“Memories are the treasures that we keep locked deep within the storehouse of our souls, to keep our hearts warm when we are lonely.”– Becky Aligada

“2 more years in Basic Education”, is it really a solution?

Adding another year level to both primary and secondary education is NOT the answer to increase the quality of education in our country. Why? Simply because it doesn’t guarantee anything.
No offense, but people who graduated in college nowadays doesn’t go far in the level of those people who just reached high school when it comes to JOB. NOT ALL BUT “MOSTLY”.

What we need to do is to strengthen its quality by PRIORITIZING it!!
The Alliance of Concerned Teachers (ACT) earlier said the country needs an additional 61,343 classrooms to accommodate the more than 21 million students this year. The country has a 1:45 ratio of classrooms to students, which is below the 1:35 international standard. Updating school materials and equipment, diversifying teaching styles to meet the needs of all learners would also help innovation move faster.

I sympathize the teachers who aren’t aware of using technologies as an aid for teaching.
Studying… Learning… it doesn’t require age!
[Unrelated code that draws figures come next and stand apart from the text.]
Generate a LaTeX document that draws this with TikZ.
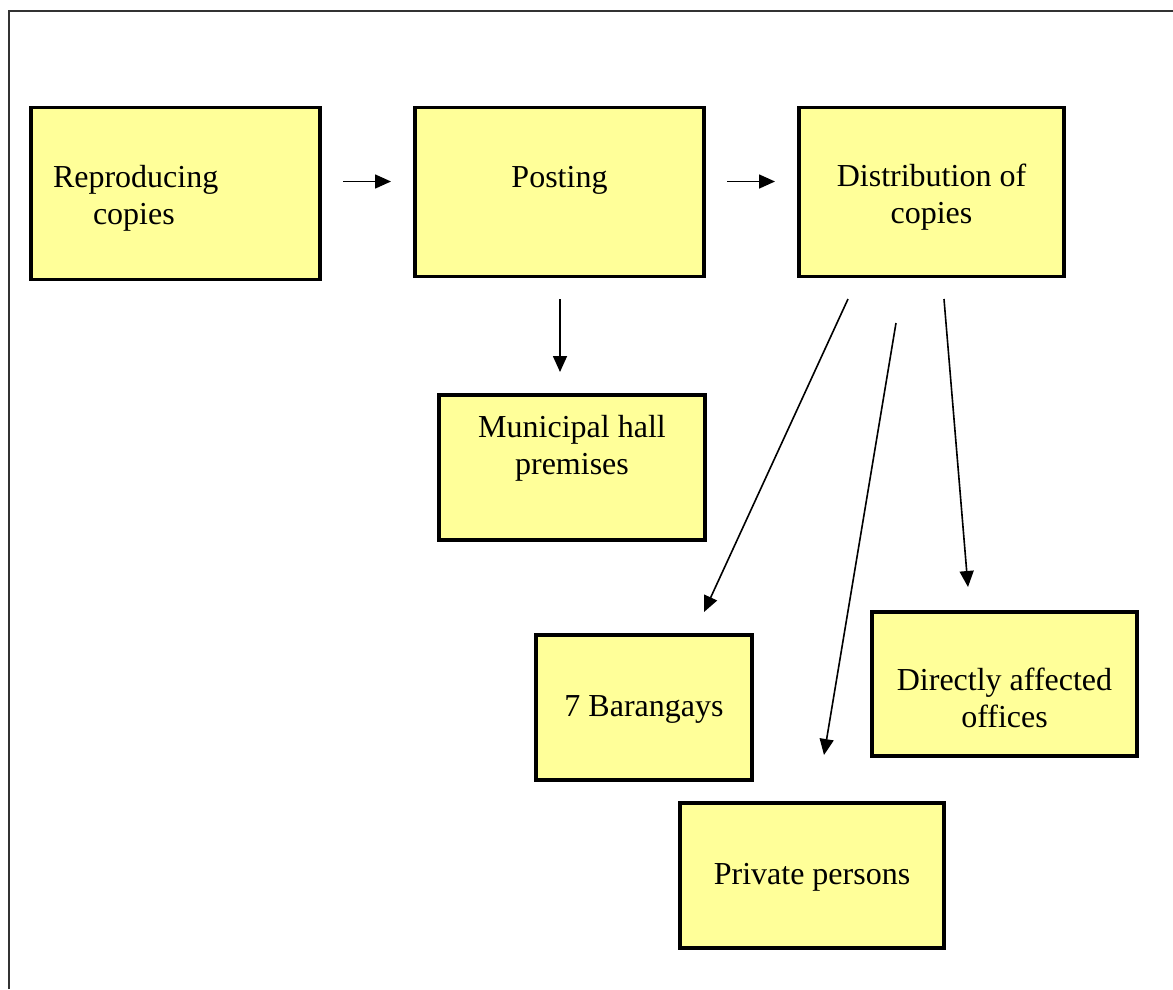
\documentclass[tikz,border=0pt]{standalone}
\usepackage{fontspec}
\setmainfont{Liberation Serif}
\usepackage{xcolor}
\usetikzlibrary{arrows.meta,positioning}
\definecolor{NoteYellow}{HTML}{FFFF99}
\definecolor{FrameGray}{HTML}{333333}

\begin{document}
\begin{tikzpicture}[x=1pt,y=-1pt,node distance=95pt,>={Triangle[length=16pt,width=14pt]}]
  \tikzset{stepbox/.style={draw=black,fill=NoteYellow,line width=3.5pt,
    inner sep=0pt,outer sep=0pt,align=center,
    font=\fontsize{32}{37}\selectfont},
    boxdim/.style n args={3}{minimum width=#1,text height=#2,text depth=#3},
    flow/.style={->,black,line width=1.6pt}}
  \useasboundingbox (0,0) rectangle (1173,989);
  \draw[FrameGray,line width=2pt] (8.5,989) -- (8.5,11) -- (1173,11);
  % top row
  \node[stepbox,text width=245pt,inner xsep=22pt,align=left,
    text height=79.5pt,text depth=92.5pt] (repro) at (175.5,193.5)
    {Reproducing\\\hspace*{40pt}copies};
  \node[stepbox,boxdim={289pt}{80pt}{89pt},right=of repro.north east,anchor=north west] (posting) {Posting};
  \node[stepbox,boxdim={265pt}{116pt}{53pt},right=of posting.north east,anchor=north west] (distrib) {Distribution of\\copies};
  % receivers
  \node[stepbox,boxdim={266pt}{79.5pt}{65.5pt}] (hall) at (572,467.5) {Municipal hall\\premises};
  \node[stepbox,boxdim={216pt}{81.5pt}{63.5pt}] (brgy) at (644,707.5) {7 Barangays};
  \node[stepbox,boxdim={265pt}{115.5pt}{28.5pt}] (offices) at (1004.5,684) {Directly affected\\offices};
  \node[stepbox,boxdim={264pt}{81.5pt}{63.5pt}] (persons) at (812,875.5) {Private persons};
  % free arrow ends
  \coordinate (r2p-a) at (343,181.5);
  \coordinate (r2p-b) at (391,181.5);
  \coordinate (p2d-a) at (727,181.5);
  \coordinate (p2d-b) at (775,181.5);
  \coordinate (p2h-a) at (560,299);
  \coordinate (p2h-b) at (560,372);
  \coordinate (d2b-a) at (848,299);
  \coordinate (d2b-b) at (704,612);
  \coordinate (d2p-a) at (896,323);
  \coordinate (d2p-b) at (824,755);
  \coordinate (d2o-a) at (944,299);
  \coordinate (d2o-b) at (968,587);
  \draw[flow] (r2p-a) -- (r2p-b);
  \draw[flow] (p2d-a) -- (p2d-b);
  \draw[flow] (p2h-a) -- (p2h-b);
  \draw[flow] (d2b-a) -- (d2b-b);
  \draw[flow] (d2p-a) -- (d2p-b);
  \draw[flow] (d2o-a) -- (d2o-b);
\end{tikzpicture}
\end{document}
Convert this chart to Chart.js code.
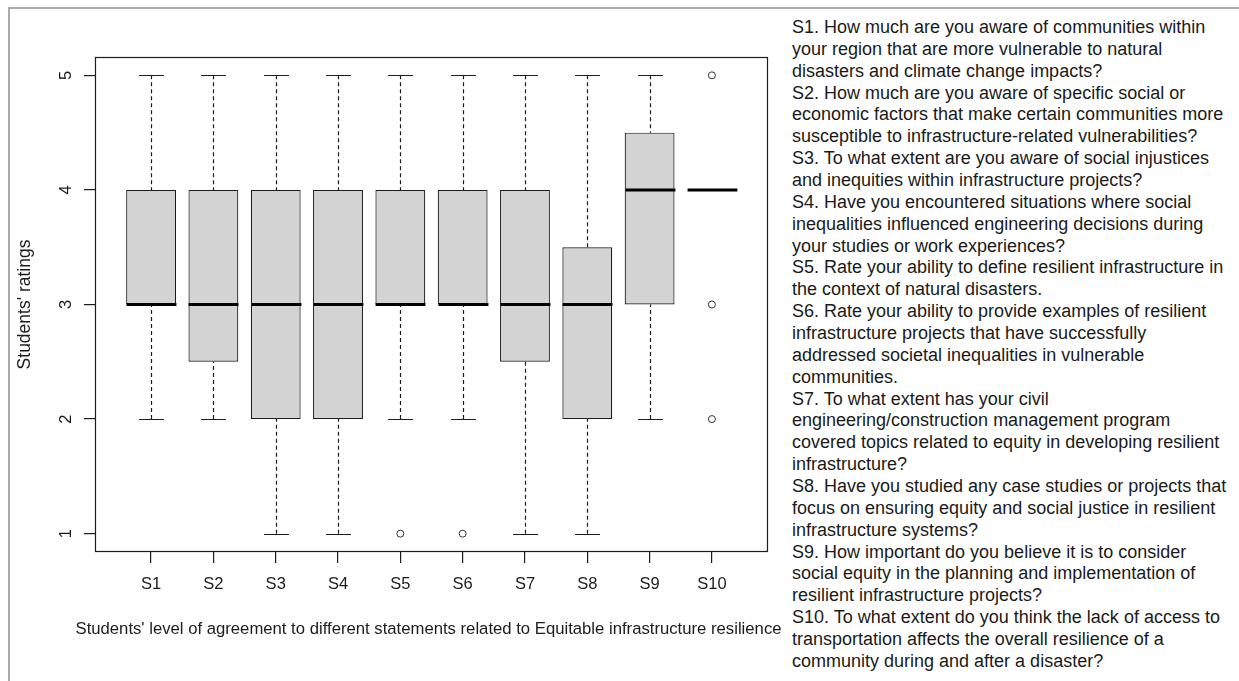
<!DOCTYPE html>
<html>
<head>
<meta charset="utf-8">
<title>Equitable infrastructure resilience ratings</title>
<script src="https://cdn.jsdelivr.net/npm/chart.js@4.4.1/dist/chart.umd.min.js"></script>
<style>
  html, body { margin: 0; padding: 0; background: #fff; width: 1239px; height: 681px; overflow: hidden; }
  #frame { position: absolute; left: 8px; top: 7px; width: 1260px; height: 700px;
           border-left: 2px solid #aaaaaa; border-top: 2px solid #aaaaaa; }
  #plot { position: absolute; left: 0; top: 0; width: 790px; height: 681px; }
  #notes { position: absolute; left: 792px; top: 17px; margin: 0;
           font-family: "Liberation Sans", Arial, sans-serif; font-size: 18px;
           line-height: 21.86px; color: #1a1a1a; white-space: nowrap; }
</style>
</head>
<body>
<div id="frame"></div>
<div id="plot"><canvas id="chart"></canvas></div>
<div id="notes">S1. How much are you aware of communities within<br>your region that are more vulnerable to natural<br>disasters and climate change impacts?<br>S2. How much are you aware of specific social or<br>economic factors that make certain communities more<br>susceptible to infrastructure-related vulnerabilities?<br>S3. To what extent are you aware of social injustices<br>and inequities within infrastructure projects?<br>S4. Have you encountered situations where social<br>inequalities influenced engineering decisions during<br>your studies or work experiences?<br>S5. Rate your ability to define resilient infrastructure in<br>the context of natural disasters.<br>S6. Rate your ability to provide examples of resilient<br>infrastructure projects that have successfully<br>addressed societal inequalities in vulnerable<br>communities.<br>S7. To what extent has your civil<br>engineering/construction management program<br>covered topics related to equity in developing resilient<br>infrastructure?<br>S8. Have you studied any case studies or projects that<br>focus on ensuring equity and social justice in resilient<br>infrastructure systems?<br>S9. How important do you believe it is to consider<br>social equity in the planning and implementation of<br>resilient infrastructure projects?<br>S10. To what extent do you think the lack of access to<br>transportation affects the overall resilience of a<br>community during and after a disaster?</div>
<script>
// Five-number summaries of the ratings for each statement
const categories     = ['S1', 'S2', 'S3', 'S4', 'S5', 'S6', 'S7', 'S8', 'S9', 'S10'];
const whiskerLow     = [2, 2,   1, 1, 2, 2, 1,   1,   2,   4];
const lowerQuartile  = [3, 2.5, 2, 2, 3, 3, 2.5, 2,   3,   4];
const medianRating   = [3, 3,   3, 3, 3, 3, 3,   3,   4,   4];
const upperQuartile  = [4, 4,   4, 4, 4, 4, 4,   3.5, 4.5, 4];
const whiskerHigh    = [5, 5,   5, 5, 5, 5, 5,   5,   5,   4];

// Outlying ratings: statement number and rating
const outlierStatement = [5, 6, 10, 10, 10];
const outlierRating    = [1, 1, 5,  3,  2];

const yTickValues = [1, 2, 3, 4, 5];
const yTickLabels = ['1', '2', '3', '4', '5'];

const xAxisTitle = "Students' level of agreement to different statements related to Equitable infrastructure resilience";

const FONT = '"Liberation Sans", Arial, sans-serif';
const INK = '#1c1c1c';

// Whiskers, caps, medians, the plot frame, the upright y tick labels and the x title
const boxDetails = {
  id: 'boxDetails',
  afterDatasetsDraw(chart) {
    const { ctx, scales: { x, y } } = chart;
    const bars = chart.getDatasetMeta(0).data;
    ctx.save();
    categories.forEach((c, i) => {
      const cx = Math.round(x.getPixelForValue(i + 1)) + 0.5;
      const half = bars[i].width / 2;
      const capHalf = half / 2;
      const yLo = y.getPixelForValue(whiskerLow[i]);
      const yQ1 = y.getPixelForValue(lowerQuartile[i]);
      const yMed = y.getPixelForValue(medianRating[i]);
      const yQ3 = y.getPixelForValue(upperQuartile[i]);
      const yHi = y.getPixelForValue(whiskerHigh[i]);

      ctx.strokeStyle = INK;
      ctx.lineWidth = 1.2;
      ctx.setLineDash([4, 3]);
      ctx.beginPath();
      if (whiskerHigh[i] > upperQuartile[i]) { ctx.moveTo(cx, yHi); ctx.lineTo(cx, yQ3); }
      if (whiskerLow[i] < lowerQuartile[i]) { ctx.moveTo(cx, yLo); ctx.lineTo(cx, yQ1); }
      ctx.stroke();
      ctx.setLineDash([]);

      ctx.beginPath();
      if (whiskerHigh[i] > upperQuartile[i]) {
        ctx.moveTo(cx - capHalf, Math.round(yHi) + 0.5); ctx.lineTo(cx + capHalf, Math.round(yHi) + 0.5);
      }
      if (whiskerLow[i] < lowerQuartile[i]) {
        ctx.moveTo(cx - capHalf, Math.round(yLo) + 0.5); ctx.lineTo(cx + capHalf, Math.round(yLo) + 0.5);
      }
      ctx.stroke();

      ctx.strokeStyle = '#000';
      ctx.lineWidth = 3;
      ctx.beginPath();
      ctx.moveTo(cx - half, yMed);
      ctx.lineTo(cx + half, yMed);
      ctx.stroke();
    });
    ctx.restore();
  },
  afterDraw(chart) {
    const { ctx, chartArea: a, scales: { x, y } } = chart;
    ctx.save();
    ctx.strokeStyle = INK;
    ctx.lineWidth = 1.2;
    ctx.strokeRect(Math.round(a.left) + 0.5, Math.round(a.top) + 0.5,
                   Math.round(a.right - a.left) - 1, Math.round(a.bottom - a.top) - 1);

    ctx.fillStyle = INK;
    ctx.font = '16.5px ' + FONT;
    ctx.textAlign = 'center';
    ctx.textBaseline = 'middle';
    yTickValues.forEach((v, i) => {
      ctx.save();
      ctx.translate(66, y.getPixelForValue(v));
      ctx.rotate(-Math.PI / 2);
      ctx.fillText(yTickLabels[i], 0, 0);
      ctx.restore();
    });

    ctx.font = '16.7px ' + FONT;
    ctx.fillText(xAxisTitle, (x.left + x.right) / 2 - 3, x.bottom - 52);
    ctx.restore();
  }
};

new Chart(document.getElementById('chart'), {
  type: 'bar',
  data: {
    datasets: [
      {
        type: 'bar',
        data: categories.map((c, i) => ({ x: i + 1, y: [lowerQuartile[i], upperQuartile[i]] })),
        backgroundColor: '#d3d3d3',
        borderColor: INK,
        borderWidth: 1.2,
        borderSkipped: false,
        barPercentage: 0.8,
        categoryPercentage: 1.0
      },
      {
        type: 'scatter',
        data: outlierStatement.map((s, i) => ({ x: s, y: outlierRating[i] })),
        pointStyle: 'circle',
        pointRadius: 3.5,
        backgroundColor: 'rgba(255,255,255,0)',
        borderColor: '#333',
        borderWidth: 1
      }
    ]
  },
  options: {
    responsive: true,
    maintainAspectRatio: false,
    animation: false,
    layout: { padding: { top: 57, right: 22, bottom: 0, left: 0 } },
    plugins: { legend: { display: false }, tooltip: { enabled: false } },
    scales: {
      x: {
        type: 'linear',
        offset: false,
        min: 0.1,
        max: 10.9,
        afterBuildTicks: (s) => { s.ticks = categories.map((c, i) => ({ value: i + 1 })); },
        afterFit: (s) => { s.height = 129; },
        grid: { display: true, offset: false, drawOnChartArea: false, drawTicks: true, tickLength: 11, tickColor: INK, lineWidth: 1.2 },
        border: { display: false },
        ticks: {
          autoSkip: false, maxRotation: 0, minRotation: 0, padding: 12,
          color: INK, font: { family: FONT, size: 16.5 },
          callback: (v, i) => categories[i]
        },
        title: { display: false }
      },
      y: {
        type: 'linear',
        min: 0.84,
        max: 5.16,
        afterBuildTicks: (s) => { s.ticks = yTickValues.map(v => ({ value: v })); },
        afterFit: (s) => { s.width = 95; },
        grid: { display: true, drawOnChartArea: false, drawTicks: true, tickLength: 11, tickColor: INK, lineWidth: 1.2 },
        border: { display: false },
        ticks: { display: false },
        title: {
          display: true,
          text: "Students' ratings",
          color: INK, font: { family: FONT, size: 17.5 },
          padding: { top: 14.5, bottom: 0 }
        }
      }
    }
  },
  plugins: [boxDetails]
});
</script>
</body>
</html>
They are more willing to learn, willing to accept and adopt.
Let us help them so they can advance to another level. And please do not belittle them by saying “matatanda na sila para matuto gumamit ng computer”.

Stop blaming the teachers for the poor education. They had given so much for their students. Admit it, we too, also played a huge part on this failure.
The original thrust is very interesting, especially if we consider that 34.2 percent of the Philippine population is living below the poverty line (NSO, 2000). Also, according to a survey conducted in September 2007, about nine million Filipino families (52%) consider themselves “mahirap” or poor. If the population is 88.57 million in August 2007, with a projected population of 90.46 million by 2008, then the high level of poverty is certainly a problem. There is no debate about that. The debate is on the cause of such poverty and equally on the solutions.

“Teach a nation how to fish, feed the nation many lifetimes.”

Our past administration focused more on TEMPORARY SOLUTIONS. Like building bridges and highways which would only benefit those who have cars. Connecting one city to another. Promoting tourism and negotiating with other companies abroad for investments, and then they’ll tell us that business is the answer to poverty.

The logic appears to be simple. Successful business generates employment, reducing unemployment rate. Work for more people is a good sign of progress, although this may be too simplistic considering that economic gains have not trickled down to the poor.

We explored that path for a while, then we realized that it would be presumptuous for us to try to identify the root causes, something which experts have been debating for years. To discuss a solution, we must know the root/s of the problem.

We have solutions and options… but none of them really suits the problem.